O que acaba de ser proposto é o delito de condução temerária de perigo concreto indeterminado, ou seja, basta a criação de risco para a segurança viária, sem necessidade de comprovar perigo concreto para uma pessoa determinada (concreta).
Exemplo: ?cavalo de pau? em via pública, sem colocar em risco nenhuma pessoa concreta. O risco, nesse caso, afeta exclusivamente a segurança viária. Esse resultado exigido pelo tipo (risco para a segurança viária) é o que diferencia o delito da infração administrativa (esta última tem por fundamento, normalmente, o perigo abstrato).
2.ª) Condução temerária com perigo determinado: se o agente, dirigindo temerariamente, vem a colocar em risco a vida ou a integridade física de alguma pessoa concreta (determinada), o fato passa a ter maior gravidade.
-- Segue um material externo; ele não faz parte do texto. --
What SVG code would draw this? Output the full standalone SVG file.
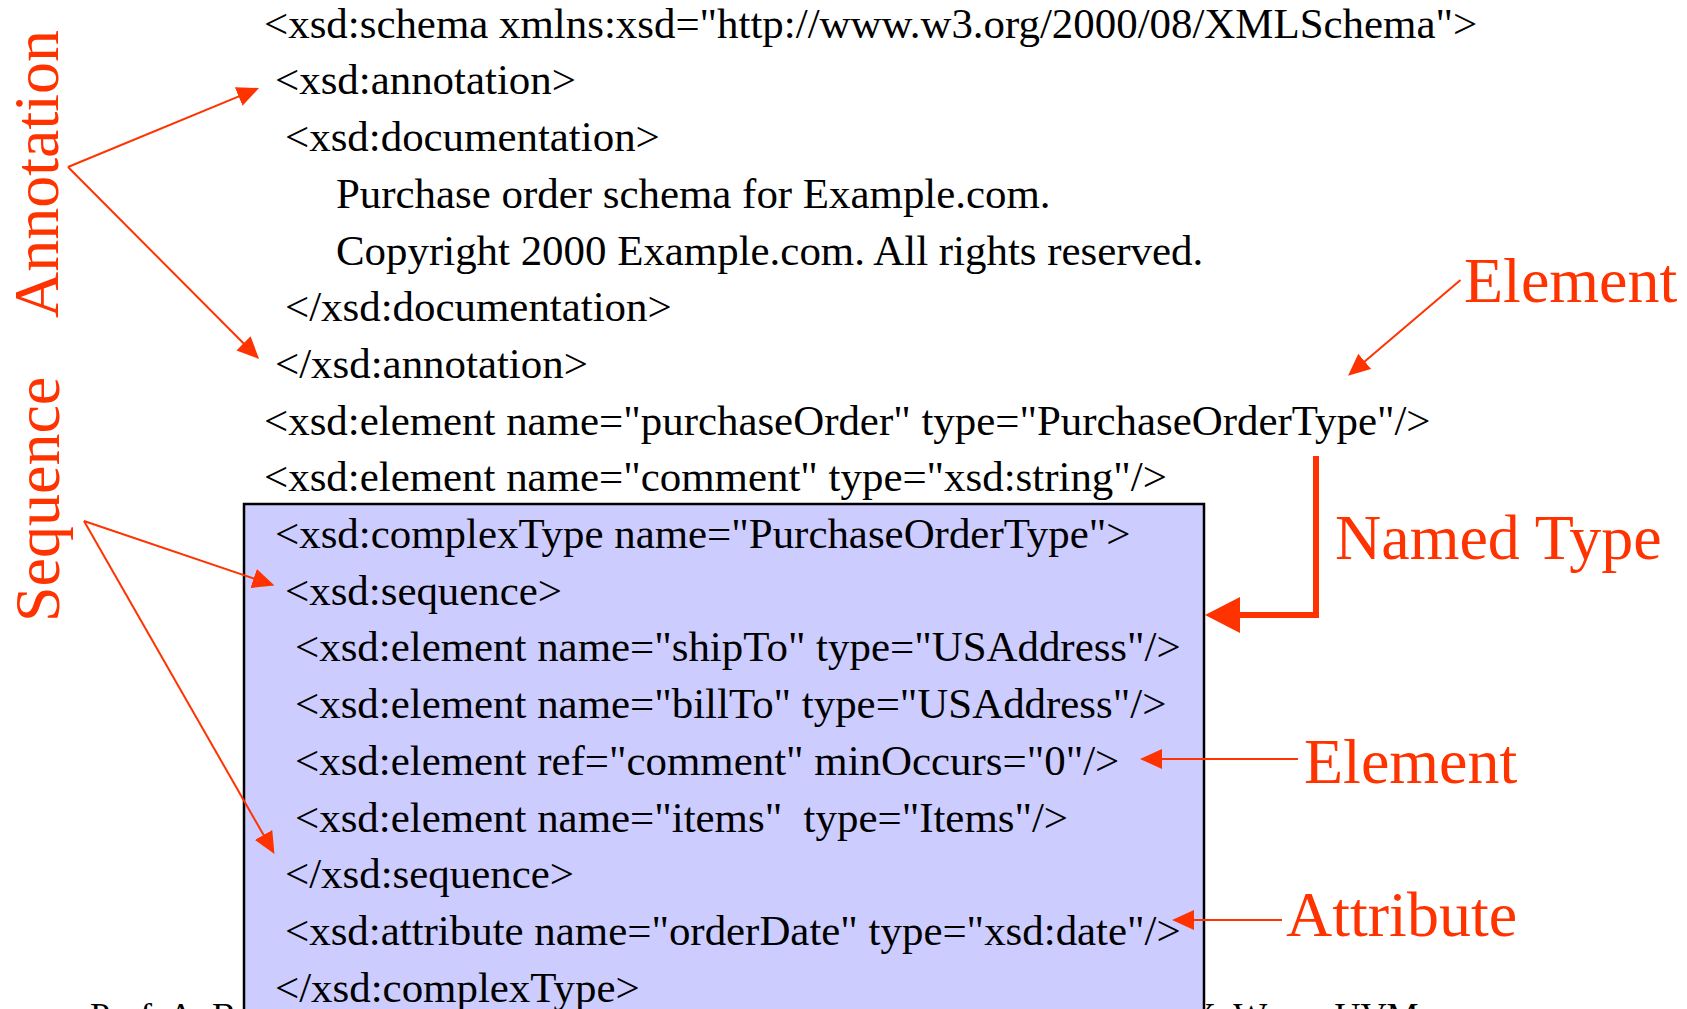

Nossa proposta legislativa é a seguinte: ?Art. 302-B. Conduzir veículo automotor em via pública com temeridade manifesta, colocando em risco a vida ou a integridade física de outrem: Penas – prestação de serviços à comunidade ou limitação de fim de semana de 6 (seis) meses a 3 (três) anos e suspensão ou proibição de se obter a permissão ou a habilitação para dirigir veículo automotor. Observar-se-á nesse caso o disposto na Lei 9.099, de 26 de setembro de 1995?.
A pena, nesse caso, é maior, tendo em vista a ocorrência de um perigo mais intenso (concreto determinado). De qualquer maneira, ainda estamos no terreno do perigo, por isso que não se justifica pena de prisão. Para não restar nenhuma dúvida, registra-se que também esse delito é da competência dos juizados criminais.
3.ª) Condução homicida ou suicida: condução homicida ou suicida consiste em dirigir com temeridade manifesta e, ao mesmo tempo, com consciente desapreço pela vida alheia. Exemplo: dirigir na contramão de modo consciente, representando a possibilidade de uma morte, aceitando-a e atuando com total desapreço pela vida alheia. Outro exemplo: participar de ?racha? (corrida não permitida) e de modo consciente representar o resultado morte, aceitando-o e agindo com total indiferença frente ao bem jurídico vida.
Nossa proposta legislativa é a seguinte: ?Art. 302-C. Conduzir veículo automotor em via pública com temeridade manifesta, colocando em risco a vida de outrem com consciente desapreço por esse bem jurídico: Penas reclusão, de 3 (três) a 10 (dez) anos, suspensão ou proibição de se obter a permissão ou a habilitação para dirigir veículo automotor e multa?. Quando a conduta perigosa não afetar pessoas concretas, a pena de reclusão será reduzida pela metade?. (NR) ?Parágrafo único. Se da conduta resulta morte, aplica-se o disposto no art. 121 do CP?.
O delito em destaque se chama condução homicida ou suicida porque o agente pode (a) matar um terceiro ou (b) se matar. Na primeira hipótese temos a condução homicida. Na segunda a condução suicida (caso Plens, ocorrido na rodovia Castelo Branco em fevereiro de 2008). Pode dar-se ainda uma combinação das duas formas: o condutor pode matar terceiro e também morrer.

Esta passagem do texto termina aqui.